Depuis la fenêtre, l’on aperçoit la glycine dont le feuillage se balance dans le vent. « C’est ma mère qui l’avait plantée et j’aime me reposer sur le banc devant la maison. Aujourd’hui je n’ai plus guère de famille, mes frères Georges et André sont décédés, il me reste une nièce et une filleule et leur famille ainsi que des amis qui viennent me trouver. Mariée, je ne l’ai pas été longtemps, j’ai vite compris que cette vie ne me convenait pas et je suis revenue à la maison où j’ai travaillé en famille dans l’exploitation agricole». La jeune femme de caractère s’organise alors de manière indépendante. « J’aimais cette vie à la campagne même si je me suis usée le dos avec les sacs de pommes-de-terre. Pendant la guerre nos deux chevaux ont été réquisitionnés par l’Armée et ils n’ont pas survécu. J’étais très triste. Entre 1939 et 1945 des étudiants allemands venaient travailler dans les fermes. Je me rappelle que l’un d’eux étudiait l’architecture».

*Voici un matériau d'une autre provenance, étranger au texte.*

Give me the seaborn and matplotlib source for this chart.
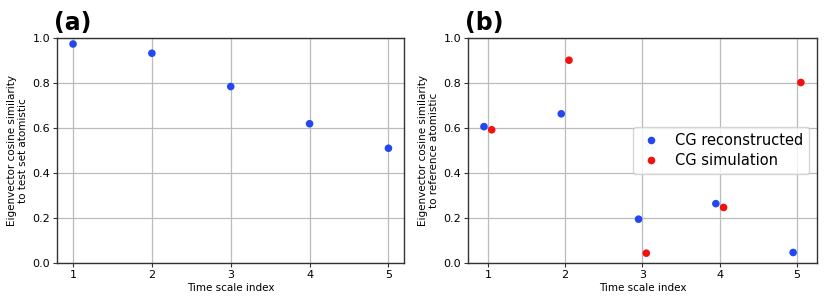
import numpy as np
import pandas as pd
import seaborn as sns
import matplotlib.pyplot as plt

sns.set_style('whitegrid')
plt.rcParams['font.family'] = ['DejaVu Sans']
plt.rcParams['text.color'] = 'black'
plt.rcParams['axes.labelcolor'] = 'black'
plt.rcParams['xtick.color'] = 'black'
plt.rcParams['ytick.color'] = 'black'

# panel (a)
time_idx = [1, 2, 3, 4, 5]
sim_test = [0.973, 0.932, 0.784, 0.619, 0.510]

# panel (b)
cg_recon = [0.606, 0.663, 0.195, 0.264, 0.047]
cg_sim = [0.592, 0.901, 0.044, 0.247, 0.802]
offset = 0.05

blue = '#2347f2'
red = '#f21010'

fig = plt.figure(figsize=(8.3, 3.01), dpi=100)
ax1 = fig.add_axes([0.069, 0.126, 0.418, 0.748])
ax2 = fig.add_axes([0.564, 0.126, 0.420, 0.748])

df_a = pd.DataFrame({'x': time_idx, 'y': sim_test})
sns.scatterplot(data=df_a, x='x', y='y', ax=ax1, color=blue, s=30,
                edgecolor='none', zorder=3)

df_b = pd.DataFrame({
    'x': np.concatenate([np.array(time_idx) - offset, np.array(time_idx) + offset]),
    'y': cg_recon + cg_sim,
    'kind': ['CG reconstructed'] * 5 + ['CG simulation'] * 5,
})
sns.scatterplot(data=df_b, x='x', y='y', hue='kind', ax=ax2,
                palette=[blue, red], s=30, edgecolor='none', zorder=3)

ylabels = ['Eigenvector cosine similarity\nto test set atomistic',
           'Eigenvector cosine similarity\nto reference atomistic']
for ax, lab, yl in zip([ax1, ax2], ['(a)', '(b)'], ylabels):
    ax.set_ylim(0, 1)
    ax.set_xticks(time_idx)
    ax.set_yticks(np.arange(0, 1.01, 0.2))
    ax.set_xlabel('Time scale index', fontsize=7.5, labelpad=2)
    ax.set_ylabel(yl, fontsize=7.5, labelpad=3)
    ax.tick_params(labelsize=8, length=3, width=0.8, color='#333333',
                   bottom=True, left=True, pad=2)
    ax.grid(True, color='#b8bdbb', linewidth=0.9)
    for sp in ax.spines.values():
        sp.set_edgecolor('#333333')
        sp.set_linewidth(1.0)
    ax.text(-0.01, 1.015, lab, transform=ax.transAxes, fontsize=17,
            fontweight='bold', ha='left', va='bottom')

ax2.legend(loc='center right', fontsize=10.5, frameon=True,
           handlelength=1.6, handletextpad=0.9, borderpad=0.4,
           labelspacing=0.3)

fig.savefig('out.png', dpi=100)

Deux matins par semaine Nelly Thélin rejoint le centre d’accueil d’Echallens. « Nous sommes un joli groupe avec deux charmants messieurs. L’un me met un coussin dans le dos, c’est gentil ». Dans le village les relations sont plus compliquées : « Il faut annoncer sa visite. On ne peut plus comme autrefois aller les uns chez les autres à la bonne franquette. Les relations humaines ont changé et beaucoup de fermes ont été détruites laissant place à des appartements occupés par des personnes étrangères. Notre société a peut-être gagné en confort matériel mais elle a perdu en chaleur humaine».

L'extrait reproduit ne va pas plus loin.